I've been spending this week in Melbourne at the 2012 eResearch Conference and as we reach the close of day two I thought I would share some of my notes from sessions I've found interesting at the conference so far. I hope you find them interesting too...
Repository as App: Functionality to attract dark data - Prof. Bryan Heidorn
This presentation was looking at the long tail of data, the small projects that are actually collectively making up the bulk of the data that should be available for people, the non-blockbuster projects. Small data is big science because it is high volume, is information rich, has high entropy, but also because the needs of this wide field are not really understood by either researchers, support staff or vendors.
Where will you find dark data? Literature, Museum specimens, field notes, (un)experimental data sets, citizen observations. A great deal of the dark data we are using now are things that their value is only jut being discovered many years after being created. For example, journal and diary notes from citizens that mentioned when flowers bloomed are now being used for comparisons to identify the effects of climate change.
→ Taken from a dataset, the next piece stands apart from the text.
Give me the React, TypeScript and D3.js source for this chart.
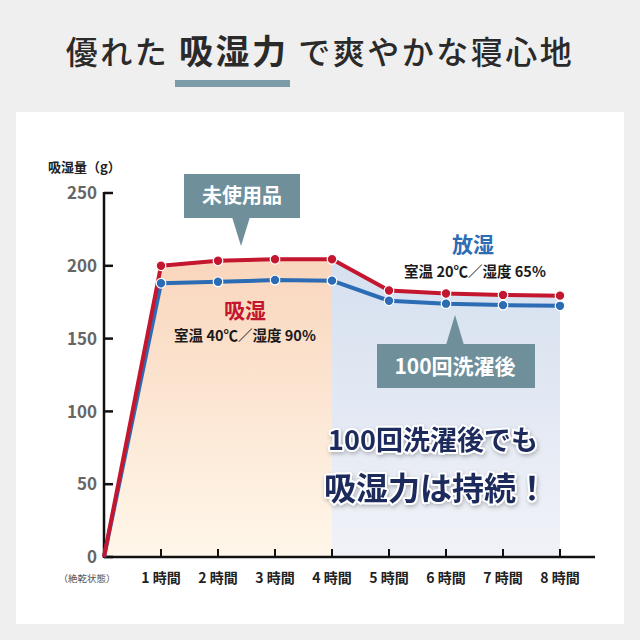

To better manage this issue the tools and business of science needs to be altered to seamlessly allow support management and communication of data. We need professional development and training to open up the field.
Creating opportunities to have data automatically moving across to support in the cloud or at least back up systems with built in sharing functionality will be vital to avoiding growth in the quantity of dark data.This is all about moving away from a world of the computer overlords who would control access to functional support, towards understanding how can we recycle data for reuses and embracing a democratization of data.